Only two of the five nonpermanent seats on the 15-nation council that come up each year are being contested in the vote by the General Assembly. Burkino Faso, Libya and Vietnam are expected to take the other three as they are unopposed after being endorsed by regional organizations.

Winners will take up their seats on Jan 1 for a two-year period.

Nonpermanent members have no veto.

Diplomats said it was hard to predict whether Croatia, a former Yugoslav republic that has never been on the council before, or the Czech Republic, which served from 1994-95, would prevail in the East European contest.

One senior envoy said that after early predictions that the Czechs would win, it now looked ''evenly balanced.'' Other officials said a speech by Czech President Vaclav Klaus to a Sept. 24 UN climate change conference in which he cast doubt on whether global warming was man-made may have lost votes.

Croatia, for its part, is still perceived as having only just emerged from the wars that tore apart former Yugoslavia in the early 1990s, although another ex-Yugoslav state, Slovenia, was on the council from 1998-99.

Croatian Prime Minister Ivo Sanader and his Czech counterpart Mirek Topolanek held separate eve-of-the-vote meetings with U.N.

Secretary-General Ban Ki-moon.

NO NEW EPIC Diplomats also declined to be drawn on the Costa Rica-Dominican Republic contest which, whatever its outcome, will mean that no South American country will be represented on the council next year.

Costa Rica has sat on the council twice before, while the Dominican Republic never has. Dominican officials said Foreign Minister Carlos Morales Troncoso had held more than 45 bilateral meetings with other U.N. delegations to seek support but Costa Rica has also waged a vigorous campaign.

Few, however, expect a repeat of last year's Latin American epic, when 47 rounds of balloting failed to give the required two-thirds majority to either Venezuela or US-backed Guatemala. After three weeks, both withdrew and Panama was elected as a compromise candidate.

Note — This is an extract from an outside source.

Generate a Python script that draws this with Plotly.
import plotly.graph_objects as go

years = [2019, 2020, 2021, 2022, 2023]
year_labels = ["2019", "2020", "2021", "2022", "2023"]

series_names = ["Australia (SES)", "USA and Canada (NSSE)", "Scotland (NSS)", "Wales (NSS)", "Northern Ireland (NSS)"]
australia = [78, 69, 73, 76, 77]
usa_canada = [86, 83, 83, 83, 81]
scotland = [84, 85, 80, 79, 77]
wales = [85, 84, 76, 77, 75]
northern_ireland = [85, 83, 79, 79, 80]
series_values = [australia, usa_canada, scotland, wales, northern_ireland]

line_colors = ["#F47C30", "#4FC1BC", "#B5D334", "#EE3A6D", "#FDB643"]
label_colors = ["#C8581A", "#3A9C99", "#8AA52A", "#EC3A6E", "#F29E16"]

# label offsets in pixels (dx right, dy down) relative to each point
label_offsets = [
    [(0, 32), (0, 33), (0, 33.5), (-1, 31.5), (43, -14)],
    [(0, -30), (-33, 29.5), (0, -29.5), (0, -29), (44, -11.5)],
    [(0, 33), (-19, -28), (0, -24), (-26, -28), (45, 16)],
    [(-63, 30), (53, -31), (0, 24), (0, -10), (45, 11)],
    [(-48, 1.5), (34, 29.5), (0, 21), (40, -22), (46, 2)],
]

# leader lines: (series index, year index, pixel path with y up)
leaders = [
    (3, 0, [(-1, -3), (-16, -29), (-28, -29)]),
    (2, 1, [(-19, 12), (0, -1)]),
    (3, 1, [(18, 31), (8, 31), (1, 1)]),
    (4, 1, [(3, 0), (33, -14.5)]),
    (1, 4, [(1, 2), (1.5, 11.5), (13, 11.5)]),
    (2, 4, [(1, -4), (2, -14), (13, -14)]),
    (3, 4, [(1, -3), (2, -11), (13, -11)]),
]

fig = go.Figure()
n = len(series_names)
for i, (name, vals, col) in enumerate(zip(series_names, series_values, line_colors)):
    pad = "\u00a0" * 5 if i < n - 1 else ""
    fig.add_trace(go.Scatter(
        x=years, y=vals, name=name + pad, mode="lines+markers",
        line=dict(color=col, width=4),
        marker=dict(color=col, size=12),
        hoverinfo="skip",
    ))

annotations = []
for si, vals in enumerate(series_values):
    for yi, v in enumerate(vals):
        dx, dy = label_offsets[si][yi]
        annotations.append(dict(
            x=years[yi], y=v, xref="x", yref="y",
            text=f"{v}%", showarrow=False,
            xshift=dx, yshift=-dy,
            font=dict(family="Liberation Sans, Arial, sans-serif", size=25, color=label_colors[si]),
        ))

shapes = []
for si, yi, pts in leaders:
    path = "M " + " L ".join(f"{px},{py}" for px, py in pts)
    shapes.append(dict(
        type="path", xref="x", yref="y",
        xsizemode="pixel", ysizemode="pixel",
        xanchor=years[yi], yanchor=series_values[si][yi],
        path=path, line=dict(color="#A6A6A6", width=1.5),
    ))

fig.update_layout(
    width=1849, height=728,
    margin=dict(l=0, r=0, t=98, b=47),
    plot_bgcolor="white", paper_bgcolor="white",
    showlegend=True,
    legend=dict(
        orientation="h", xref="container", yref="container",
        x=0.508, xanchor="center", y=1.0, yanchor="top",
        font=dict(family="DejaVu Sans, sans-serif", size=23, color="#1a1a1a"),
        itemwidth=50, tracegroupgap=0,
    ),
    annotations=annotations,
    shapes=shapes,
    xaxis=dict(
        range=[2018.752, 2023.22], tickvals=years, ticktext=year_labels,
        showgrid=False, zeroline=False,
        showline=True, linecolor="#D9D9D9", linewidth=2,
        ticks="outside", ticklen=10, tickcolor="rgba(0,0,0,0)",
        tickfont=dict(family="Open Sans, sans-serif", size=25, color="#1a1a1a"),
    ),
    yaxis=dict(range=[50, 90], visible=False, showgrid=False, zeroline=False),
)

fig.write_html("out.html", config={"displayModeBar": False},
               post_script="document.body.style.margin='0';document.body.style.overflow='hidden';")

Only failure to get such a majority can stop Libya, Vietnam or Burkina Faso. For Libya, election would be another big step in its journey back to international repectability after years in which the West accused it of sponsoring terrorism.

But human rights groups that call Libya and Vietnam undemocratic have already expressed dismay at the prospect of them sitting on the council, the powerhouse of the United Nations that can dispatch peacekeeping forces or impose sanctions.

Countries that will leave the Security Council on Dec 31 are Congo Republic, Ghana, Peru, Qatar and Slovakia. Remaining on it are Belgium, Indonesia, Italy, Panama and South Africa, along with the veto-holding permanent members the United States, Russia, Britain, France and China.